SHORT TASK: Restate all the material verbatim, except for the pictures.

DATA SHOWN:
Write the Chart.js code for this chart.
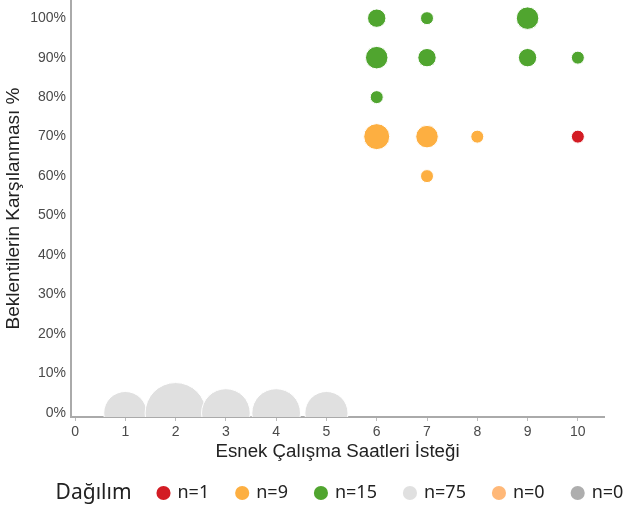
<!DOCTYPE html>
<html>
<head>
<meta charset="utf-8">
<script src="https://cdn.jsdelivr.net/npm/chart.js@4.4.0/dist/chart.umd.min.js"></script>
<style>
  html, body { margin: 0; padding: 0; background: #fff; }
  #wrap { width: 623px; height: 510px; }
</style>
</head>
<body>
<div id="wrap"><canvas id="chart"></canvas></div>
<script>
// x = desired flexible hours, y = expectations met (%), n = respondents at that point
const redX = [10];
const redY = [70];
const redN = [1];

const orangeX = [6, 7, 8, 7];
const orangeY = [70, 70, 70, 60];
const orangeN = [4, 3, 1, 1];

const greenX = [6, 7, 9, 6, 7, 9, 10, 6];
const greenY = [100, 100, 100, 90, 90, 90, 90, 80];
const greenN = [2, 1, 3, 3, 2, 2, 1, 1];

const grayX = [1, 2, 3, 4, 5];
const grayY = [0, 0, 0, 0, 0];
const grayN = [11, 22, 14, 14, 11];

const legendLabels = ['n=1', 'n=9', 'n=15', 'n=75', 'n=0', 'n=0'];
const xTicks = [0, 1, 2, 3, 4, 5, 6, 7, 8, 9, 10];
const yTicks = [0, 10, 20, 30, 40, 50, 60, 70, 80, 90, 100];

// bubble area grows with the count
function radius(n) { return 6.5 * Math.sqrt(n); }
function points(xs, ys, ns) {
  return xs.map((x, i) => ({ x: x, y: ys[i], r: radius(ns[i]) }));
}

function bubbleSet(label, color, xs, ys, ns) {
  return {
    label: label,
    data: points(xs, ys, ns),
    backgroundColor: color,
    borderColor: '#ffffff',
    borderWidth: 1,
    clip: 0
  };
}

const datasets = [
  bubbleSet('n=1', '#d31c24', redX, redY, redN),
  bubbleSet('n=9', '#fdaf41', orangeX, orangeY, orangeN),
  bubbleSet('n=15', '#50a52f', greenX, greenY, greenN),
  bubbleSet('n=75', '#e0e0e0', grayX, grayY, grayN),
  bubbleSet('n=0', '#ffb878', [], [], []),
  bubbleSet('n=0', '#aeaeae', [], [], [])
];

// legend sits to the right of its "Dağılım" caption
const legendPlacer = {
  id: 'legendPlacer',
  afterLayout(chart) {
    const lg = chart.legend;
    lg.left = 158.5 - 28;
    lg.right = 900;
    lg.top = 456;
  },
  afterDraw(chart) {
    const ctx = chart.ctx;
    ctx.save();
    ctx.font = '21px "Noto Sans"';
    ctx.fillStyle = '#222';
    ctx.textBaseline = 'middle';
    ctx.textAlign = 'left';
    ctx.fillText('Dağılım', 55.6, 493);
    ctx.restore();
  }
};

new Chart(document.getElementById('chart'), {
  type: 'bubble',
  data: { datasets: datasets },
  plugins: [legendPlacer],
  options: {
    responsive: true,
    maintainAspectRatio: false,
    animation: false,
    layout: { autoPadding: false, padding: { left: 0, right: 19, top: 0, bottom: 0 } },
    plugins: {
      tooltip: { enabled: false },
      legend: {
        position: 'bottom',
        align: 'start',
        labels: {
          usePointStyle: true,
          boxWidth: 10,
          boxHeight: 10,
          padding: 28,
          color: '#222',
          font: { family: 'Noto Sans', size: 18 },
          generateLabels: (chart) => chart.data.datasets.map((ds, i) => ({
            text: legendLabels[i],
            fillStyle: ds.backgroundColor,
            strokeStyle: ds.backgroundColor,
            lineWidth: 0,
            pointStyle: 'circle',
            hidden: false,
            fontColor: '#222',
            datasetIndex: i
          }))
        }
      }
    },
    scales: {
      x: {
        type: 'linear',
        min: -0.08,
        max: 10.52,
        afterBuildTicks: (s) => { s.ticks = xTicks.map(v => ({ value: v })); },
        afterFit: (s) => { s.height = 37; s.paddingLeft = 0; s.paddingRight = 0; },
        grid: { display: true, drawOnChartArea: false, drawTicks: true, tickLength: 4, color: '#bbbbbb' },
        border: { display: true, color: '#aaaaaa', width: 2 },
        ticks: { color: '#4a4a4a', padding: 3, maxRotation: 0, font: { family: 'Liberation Sans', size: 14 } },
        title: {
          display: true,
          text: 'Esnek Çalışma Saatleri İsteği',
          color: '#222',
          font: { family: 'Liberation Sans', size: 18.7 },
          padding: { top: 0, bottom: -9.4 }
        }
      },
      y: {
        type: 'linear',
        min: -1,
        max: 104.6,
        afterBuildTicks: (s) => { s.ticks = yTicks.map(v => ({ value: v })); },
        afterFit: (s) => { s.width = 71; s.paddingTop = 0; s.paddingBottom = 0; },
        grid: { display: true, drawOnChartArea: false, drawTicks: false },
        border: { display: true, color: '#aaaaaa', width: 2 },
        ticks: {
          color: '#4a4a4a',
          padding: 5,
          font: { family: 'Liberation Sans', size: 14 },
          callback: (v) => v + '%'
        },
        title: {
          display: true,
          text: 'Beklentilerin Karşılanması %',
          color: '#222',
          font: { family: 'Liberation Sans', size: 19 },
          padding: { top: 2, bottom: 0 }
        }
      }
    }
  }
});
</script>
</body>
</html>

ANSWER TO THIS EXERCISE:
Write the Chart.js code for this chart.
<!DOCTYPE html>
<html>
<head>
<meta charset="utf-8">
<script src="https://cdn.jsdelivr.net/npm/chart.js@4.4.0/dist/chart.umd.min.js"></script>
<style>
  html, body { margin: 0; padding: 0; background: #fff; }
  #wrap { width: 623px; height: 510px; }
</style>
</head>
<body>
<div id="wrap"><canvas id="chart"></canvas></div>
<script>
// x = desired flexible hours, y = expectations met (%), n = respondents at that point
const redX = [10];
const redY = [70];
const redN = [1];

const orangeX = [6, 7, 8, 7];
const orangeY = [70, 70, 70, 60];
const orangeN = [4, 3, 1, 1];

const greenX = [6, 7, 9, 6, 7, 9, 10, 6];
const greenY = [100, 100, 100, 90, 90, 90, 90, 80];
const greenN = [2, 1, 3, 3, 2, 2, 1, 1];

const grayX = [1, 2, 3, 4, 5];
const grayY = [0, 0, 0, 0, 0];
const grayN = [11, 22, 14, 14, 11];

const legendLabels = ['n=1', 'n=9', 'n=15', 'n=75', 'n=0', 'n=0'];
const xTicks = [0, 1, 2, 3, 4, 5, 6, 7, 8, 9, 10];
const yTicks = [0, 10, 20, 30, 40, 50, 60, 70, 80, 90, 100];

// bubble area grows with the count
function radius(n) { return 6.5 * Math.sqrt(n); }
function points(xs, ys, ns) {
  return xs.map((x, i) => ({ x: x, y: ys[i], r: radius(ns[i]) }));
}

function bubbleSet(label, color, xs, ys, ns) {
  return {
    label: label,
    data: points(xs, ys, ns),
    backgroundColor: color,
    borderColor: '#ffffff',
    borderWidth: 1,
    clip: 0
  };
}

const datasets = [
  bubbleSet('n=1', '#d31c24', redX, redY, redN),
  bubbleSet('n=9', '#fdaf41', orangeX, orangeY, orangeN),
  bubbleSet('n=15', '#50a52f', greenX, greenY, greenN),
  bubbleSet('n=75', '#e0e0e0', grayX, grayY, grayN),
  bubbleSet('n=0', '#ffb878', [], [], []),
  bubbleSet('n=0', '#aeaeae', [], [], [])
];

// legend sits to the right of its "Dağılım" caption
const legendPlacer = {
  id: 'legendPlacer',
  afterLayout(chart) {
    const lg = chart.legend;
    lg.left = 158.5 - 28;
    lg.right = 900;
    lg.top = 456;
  },
  afterDraw(chart) {
    const ctx = chart.ctx;
    ctx.save();
    ctx.font = '21px "Noto Sans"';
    ctx.fillStyle = '#222';
    ctx.textBaseline = 'middle';
    ctx.textAlign = 'left';
    ctx.fillText('Dağılım', 55.6, 493);
    ctx.restore();
  }
};

new Chart(document.getElementById('chart'), {
  type: 'bubble',
  data: { datasets: datasets },
  plugins: [legendPlacer],
  options: {
    responsive: true,
    maintainAspectRatio: false,
    animation: false,
    layout: { autoPadding: false, padding: { left: 0, right: 19, top: 0, bottom: 0 } },
    plugins: {
      tooltip: { enabled: false },
      legend: {
        position: 'bottom',
        align: 'start',
        labels: {
          usePointStyle: true,
          boxWidth: 10,
          boxHeight: 10,
          padding: 28,
          color: '#222',
          font: { family: 'Noto Sans', size: 18 },
          generateLabels: (chart) => chart.data.datasets.map((ds, i) => ({
            text: legendLabels[i],
            fillStyle: ds.backgroundColor,
            strokeStyle: ds.backgroundColor,
            lineWidth: 0,
            pointStyle: 'circle',
            hidden: false,
            fontColor: '#222',
            datasetIndex: i
          }))
        }
      }
    },
    scales: {
      x: {
        type: 'linear',
        min: -0.08,
        max: 10.52,
        afterBuildTicks: (s) => { s.ticks = xTicks.map(v => ({ value: v })); },
        afterFit: (s) => { s.height = 37; s.paddingLeft = 0; s.paddingRight = 0; },
        grid: { display: true, drawOnChartArea: false, drawTicks: true, tickLength: 4, color: '#bbbbbb' },
        border: { display: true, color: '#aaaaaa', width: 2 },
        ticks: { color: '#4a4a4a', padding: 3, maxRotation: 0, font: { family: 'Liberation Sans', size: 14 } },
        title: {
          display: true,
          text: 'Esnek Çalışma Saatleri İsteği',
          color: '#222',
          font: { family: 'Liberation Sans', size: 18.7 },
          padding: { top: 0, bottom: -9.4 }
        }
      },
      y: {
        type: 'linear',
        min: -1,
        max: 104.6,
        afterBuildTicks: (s) => { s.ticks = yTicks.map(v => ({ value: v })); },
        afterFit: (s) => { s.width = 71; s.paddingTop = 0; s.paddingBottom = 0; },
        grid: { display: true, drawOnChartArea: false, drawTicks: false },
        border: { display: true, color: '#aaaaaa', width: 2 },
        ticks: {
          color: '#4a4a4a',
          padding: 5,
          font: { family: 'Liberation Sans', size: 14 },
          callback: (v) => v + '%'
        },
        title: {
          display: true,
          text: 'Beklentilerin Karşılanması %',
          color: '#222',
          font: { family: 'Liberation Sans', size: 19 },
          padding: { top: 2, bottom: 0 }
        }
      }
    }
  }
});
</script>
</body>
</html>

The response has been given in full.